Sometimes when creating new 2d arrays I end up with nested arrays rather than proper multidimensional ones. This leads to a number of complications such as misleading array.shape values.

What I mean is I end up with

array([array([...]), array([...])], dtype=object)

when I want

array([[...], [...]])

I'm not sure at which point in my code leads to the former scenario. I was wondering 1. what is good practice to avoid obtaining such arrays, and 2. any pragmatic fixes to revert it to the multidimensional form.

Regarding the latter, performing

np.array([list(i) for i in nested_array])

works but doesn't seem practical, especially if the dimensionality is higher.

CodePudding user response:

If you have an array of arrays, for example:

import numpy as np

arr1 = np.empty(3,object)
arr1[:] = [np.arange(3), np.arange(3, 6), np.arange(6, 9)]
repr(arr1)

Result:

array([array([0, 1, 2]), array([3, 4, 5]), array([6, 7, 8])], dtype=object)

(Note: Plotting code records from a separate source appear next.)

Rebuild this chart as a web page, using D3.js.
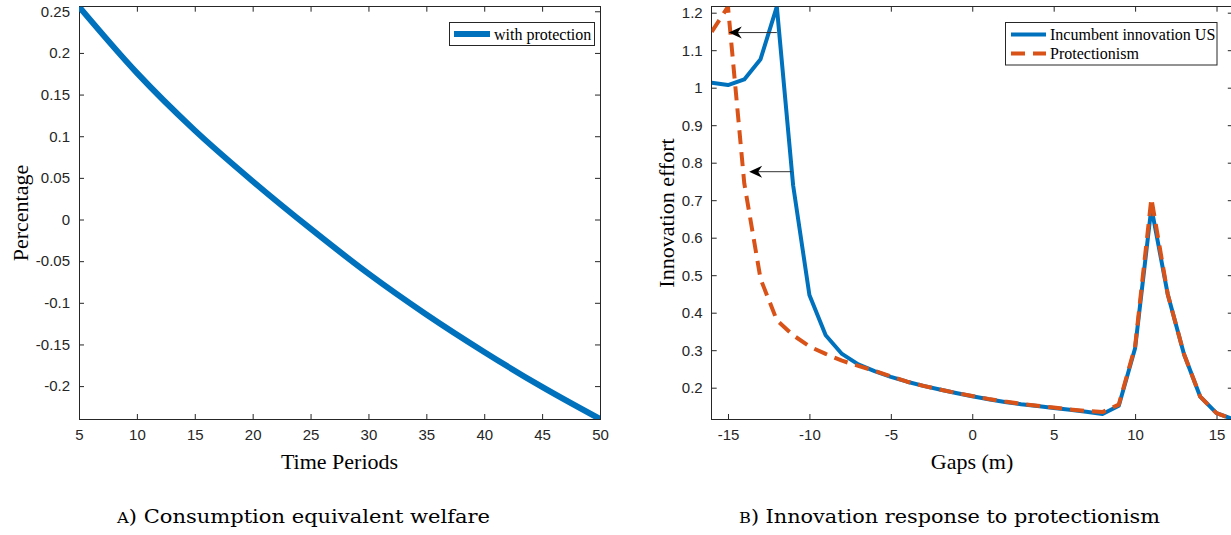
<!DOCTYPE html>
<html>
<head>
<meta charset="utf-8">
<script src="https://cdn.jsdelivr.net/npm/d3@7"></script>
<style>
  html, body { margin: 0; padding: 0; background: #fff; }
  svg { display: block; }
</style>
</head>
<body>
<svg id="chart" width="1231" height="535"></svg>
<script>
// ---------------- DATA ----------------
// Panel A: consumption equivalent welfare
const periods = [5, 10, 15, 20, 25, 30, 35, 40, 45, 50];
const welfare = [0.2555, 0.176, 0.107, 0.046, -0.011, -0.065, -0.114, -0.159, -0.201, -0.2395];
const welfareXTicks = [5, 10, 15, 20, 25, 30, 35, 40, 45, 50];
const welfareYTicks = [-0.2, -0.15, -0.1, -0.05, 0, 0.05, 0.1, 0.15, 0.2, 0.25];
const welfareYTickLabels = ["-0.2", "-0.15", "-0.1", "-0.05", "0", "0.05", "0.1", "0.15", "0.2", "0.25"];

// Panel B: innovation response to protectionism
const gaps = [-16, -15, -14, -13, -12, -11, -10, -9, -8, -7, -6, -5, -4, -3, -2, -1, 0,
              1, 2, 3, 4, 5, 6, 7, 8, 9, 10, 11, 12, 13, 14, 15, 16];
const incumbentUS = [1.013, 1.007, 1.022, 1.076, 1.216, 0.74, 0.447, 0.34, 0.29, 0.262, 0.244, 0.229, 0.216, 0.205, 0.195, 0.186, 0.177,
                     0.169, 0.162, 0.156, 0.151, 0.146, 0.141, 0.136, 0.130, 0.152, 0.305, 0.68, 0.45, 0.29, 0.176, 0.132, 0.1165];
const protectionism = [1.149, 1.216, 0.745, 0.49, 0.38, 0.34, 0.31, 0.29, 0.272, 0.258, 0.245, 0.23, 0.216, 0.205, 0.195, 0.186, 0.178,
                       0.170, 0.163, 0.157, 0.152, 0.147, 0.142, 0.138, 0.135, 0.155, 0.31, 0.705, 0.45, 0.29, 0.176, 0.132, 0.1165];
const gapXTicks = [-15, -10, -5, 0, 5, 10, 15];
const gapYTicks = [0.2, 0.3, 0.4, 0.5, 0.6, 0.7, 0.8, 0.9, 1.0, 1.1, 1.2];
const gapYTickLabels = ["0.2", "0.3", "0.4", "0.5", "0.6", "0.7", "0.8", "0.9", "1", "1.1", "1.2"];
// arrows: start gap, end gap, level
const arrowFrom = [-12.0, -11.1];
const arrowTo = [-14.95, -13.7];
const arrowLevel = [1.147, 0.776];

const seriesNames = ["Incumbent innovation US", "Protectionism"];
const welfareName = "with protection";

// ---------------- STYLE ----------------
const BLUE = "#0072BD", ORANGE = "#D95319", AXIS = "#262626";
const TICKFONT = "'Liberation Sans', Arial, sans-serif";
const SERIF = "'Liberation Serif', 'Times New Roman', serif";
const CAPFONT = "'DejaVu Serif', serif";

const svg = d3.select("#chart");

function drawPanel(opt) {
  const { x, y, xTicks, yTicks, yLabels, id } = opt;
  const [x0, x1] = x.range();
  const [y0, y1] = y.range(); // y0 bottom, y1 top
  const g = svg.append("g");

  g.append("clipPath").attr("id", id).append("rect")
    .attr("x", x0).attr("y", y1).attr("width", x1 - x0).attr("height", y0 - y1);

  const bx = g.append("g").attr("transform", `translate(0,${y0})`)
    .call(d3.axisBottom(x).tickValues(xTicks).tickSizeInner(-5).tickSizeOuter(0).tickPadding(10)
      .tickFormat(d => String(d)));
  const tx = g.append("g").attr("transform", `translate(0,${y1})`)
    .call(d3.axisTop(x).tickValues(xTicks).tickSizeInner(-5).tickSizeOuter(0).tickFormat(""));
  const ly = g.append("g").attr("transform", `translate(${x0},0)`)
    .call(d3.axisLeft(y).tickValues(yTicks).tickSizeInner(-5).tickSizeOuter(0).tickPadding(9)
      .tickFormat((d, i) => yLabels[i]));
  const ry = g.append("g").attr("transform", `translate(${x1},0)`)
    .call(d3.axisRight(y).tickValues(yTicks).tickSizeInner(-5).tickSizeOuter(0).tickFormat(""));

  [bx, tx, ly, ry].forEach(a => {
    a.select(".domain").remove();
    a.selectAll(".tick line").attr("stroke", AXIS).attr("stroke-width", 1);
    a.selectAll(".tick text").attr("fill", AXIS).style("font-family", TICKFONT).style("font-size", "15px");
  });
  bx.selectAll(".tick text").attr("dy", "0.71em");

  g.append("rect").attr("x", x0).attr("y", y1).attr("width", x1 - x0).attr("height", y0 - y1)
    .attr("fill", "none").attr("stroke", AXIS).attr("stroke-width", 1).attr("shape-rendering", "crispEdges");
  return g;
}

// ---------------- PANEL A ----------------
const xA = d3.scaleLinear().domain(d3.extent(periods)).range([79, 600]);
const yA = d3.scaleLinear().domain(d3.extent(welfare)).range([419, 6.7]);
const gA = drawPanel({ x: xA, y: yA, xTicks: welfareXTicks, yTicks: welfareYTicks, yLabels: welfareYTickLabels, id: "clipA" });

gA.append("path")
  .datum(periods.map((p, i) => [p, welfare[i]]))
  .attr("clip-path", "url(#clipA)")
  .attr("fill", "none").attr("stroke", BLUE).attr("stroke-width", 6)
  .attr("d", d3.line().x(d => xA(d[0])).y(d => yA(d[1])).curve(d3.curveMonotoneX));

// legend A
const legA = gA.append("g");
legA.append("rect").attr("x", 449.5).attr("y", 22.5).attr("width", 145).attr("height", 23)
  .attr("fill", "#fff").attr("stroke", AXIS).attr("stroke-width", 1);
legA.append("line").attr("x1", 454).attr("x2", 490).attr("y1", 34).attr("y2", 34)
  .attr("stroke", BLUE).attr("stroke-width", 6);
legA.append("text").attr("x", 494).attr("y", 39.5).text(welfareName)
  .style("font-family", SERIF).style("font-size", "16px").attr("fill", "#000");

// axis labels A
svg.append("text").attr("x", 339.5).attr("y", 469).attr("text-anchor", "middle")
  .style("font-family", SERIF).style("font-size", "22px").text("Time Periods");
svg.append("text").attr("transform", "translate(28,213) rotate(-90)").attr("text-anchor", "middle")
  .style("font-family", SERIF).style("font-size", "22px").text("Percentage");

// ---------------- PANEL B ----------------
const xB = d3.scaleLinear().domain(d3.extent(gaps)).range([711.7, 1232.8]);
const yB = d3.scaleLinear().domain(d3.extent(incumbentUS.concat(protectionism))).range([419, 6.7]);
const gB = drawPanel({ x: xB, y: yB, xTicks: gapXTicks, yTicks: gapYTicks, yLabels: gapYTickLabels, id: "clipB" });

const lineB = d3.line().x(d => xB(d[0])).y(d => yB(d[1]));
gB.append("path")
  .datum(gaps.map((v, i) => [v, incumbentUS[i]]))
  .attr("clip-path", "url(#clipB)")
  .attr("fill", "none").attr("stroke", BLUE).attr("stroke-width", 4).attr("stroke-linejoin", "round")
  .attr("d", lineB);
gB.append("path")
  .datum(gaps.map((v, i) => [v, protectionism[i]]))
  .attr("clip-path", "url(#clipB)")
  .attr("fill", "none").attr("stroke", ORANGE).attr("stroke-width", 4).attr("stroke-dasharray", "14,8")
  .attr("stroke-linejoin", "round")
  .attr("d", lineB);

// arrows
arrowFrom.forEach((a, i) => {
  const xs = xB(a), xe = xB(arrowTo[i]), yy = yB(arrowLevel[i]);
  gB.append("line").attr("x1", xs).attr("x2", xe + 6).attr("y1", yy).attr("y2", yy)
    .attr("stroke", "#333").attr("stroke-width", 1);
  gB.append("path")
    .attr("d", `M${xe},${yy} L${xe + 13},${yy - 6} L${xe + 9},${yy} L${xe + 13},${yy + 6} Z`)
    .attr("fill", "#000");
});

// legend B
const legB = gB.append("g");
legB.append("rect").attr("x", 1005.5).attr("y", 22.5).attr("width", 211.5).attr("height", 42.5)
  .attr("fill", "#fff").attr("stroke", AXIS).attr("stroke-width", 1);
legB.append("line").attr("x1", 1011).attr("x2", 1046).attr("y1", 34.5).attr("y2", 34.5)
  .attr("stroke", BLUE).attr("stroke-width", 4);
legB.append("line").attr("x1", 1011).attr("x2", 1046).attr("y1", 53.5).attr("y2", 53.5)
  .attr("stroke", ORANGE).attr("stroke-width", 4).attr("stroke-dasharray", "14,8");
legB.selectAll("text.leg").data(seriesNames).enter().append("text")
  .attr("x", 1050).attr("y", (d, i) => 40 + i * 19).text(d => d)
  .style("font-family", SERIF).style("font-size", "16px").attr("fill", "#000");

// axis labels B
svg.append("text").attr("x", 972).attr("y", 469).attr("text-anchor", "middle")
  .style("font-family", SERIF).style("font-size", "22px").text("Gaps (m)");
svg.append("text").attr("transform", "translate(674,213) rotate(-90)").attr("text-anchor", "middle")
  .style("font-family", SERIF).style("font-size", "22px").text("Innovation effort");

// ---------------- CAPTIONS ----------------
function caption(cx, width, letter, rest) {
  const t = svg.append("text").attr("x", cx - width / 2).attr("y", 523)
    .style("font-family", CAPFONT).style("font-size", "18px").attr("fill", "#000")
    .attr("textLength", width).attr("lengthAdjust", "spacingAndGlyphs");
  t.append("tspan").style("font-size", "14px").text(letter);
  t.append("tspan").text(rest);
}
caption(303.5, 373, "A", ") Consumption equivalent welfare");
caption(949.5, 421, "B", ") Innovation response to protectionism");
</script>
</body>
</html>
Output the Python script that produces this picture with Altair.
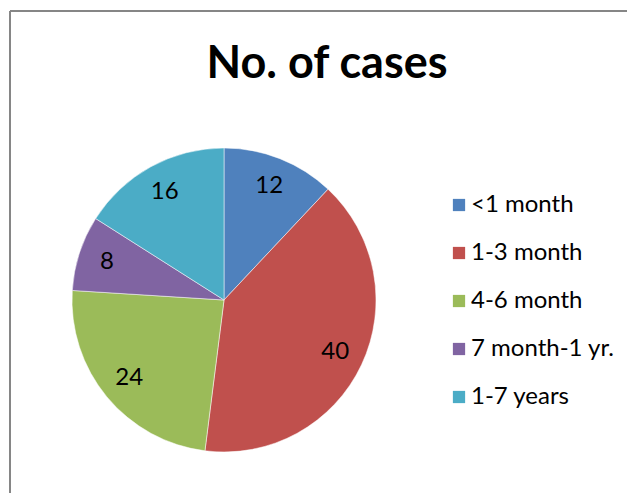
import altair as alt
import pandas as pd

categories = ["<1 month", "1-3 month", "4-6 month", "7 month-1 yr.", "1-7 years"]
cases = [12, 40, 24, 8, 16]
colors = ["#4F81BD", "#C0504D", "#9BBB59", "#8064A2", "#4BACC6"]
title_text = "No. of cases"

df = pd.DataFrame({"category": categories, "cases": cases, "idx": list(range(len(cases)))})
title_df = pd.DataFrame({"title": [title_text]})

FONT = "Lato"
CX, CY, R = 214, 289, 152

color = alt.Color(
    "category:N",
    scale=alt.Scale(domain=categories, range=colors),
    legend=alt.Legend(
        title=None,
        orient="none",
        legendX=437,
        legendY=182,
        symbolType="square",
        symbolSize=150,
        symbolStrokeWidth=0,
        labelFont=FONT,
        labelFontSize=24,
        labelColor="#000000",
        labelOffset=0,
        rowPadding=24,
        padding=0,
    ),
)

base = alt.Chart(df).encode(
    theta=alt.Theta("cases:Q", stack=True),
    order=alt.Order("idx:Q"),
)

pie = base.mark_arc(radius=R, stroke="white", strokeWidth=0.5).encode(
    color=color,
    x=alt.value(CX),
    y=alt.value(CY),
)

labels = base.mark_text(radius=123, font=FONT, fontSize=24, color="#000000").encode(
    text="cases:Q",
    x=alt.value(CX),
    y=alt.value(CY),
)

title = alt.Chart(title_df).mark_text(
    font=FONT, fontSize=45, fontWeight="bold", color="#000000",
    align="center", baseline="alphabetic",
).encode(text="title:N", x=alt.value(317), y=alt.value(67))

border_top = alt.Chart(df).mark_rule(color="#868686", strokeWidth=2).encode(
    x=alt.value(0), x2=alt.value(617), y=alt.value(0)
)
border_left = alt.Chart(df).mark_rule(color="#868686", strokeWidth=2).encode(
    x=alt.value(0), y=alt.value(0), y2=alt.value(482)
)

chart = (
    alt.layer(border_top, border_left, title, pie, labels)
    .properties(
        width=617,
        height=482,
        autosize=alt.AutoSizeParams(type="none"),
        padding={"left": 2, "top": 3, "right": 0, "bottom": 0},
    )
    .configure_view(stroke=None)
    .configure(background="white")
)

chart.save("out.html", embed_options={"renderer": "svg", "actions": False})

Note the dtype there. That may be causing some of your trouble, compare:

arr2 = np.array([np.arange(3), np.arange(3, 6), np.arange(6, 9)])
print(arr2)
print(arr2.dtype)

Result:

[[0 1 2]
 [3 4 5]
 [6 7 8]]
int32

To turn arr1 into an array just like arr2, which is what you are asking about:

arr3 = np.stack(arr1)
print(arr3)
print((arr2 == arr3).all())

Result:

[[0 1 2]
 [3 4 5]
 [6 7 8]]
True

So, make sure your arrays have the datatype you need, and if you cannot avoid ending up with an array of arrays, combine them with numpy.stack().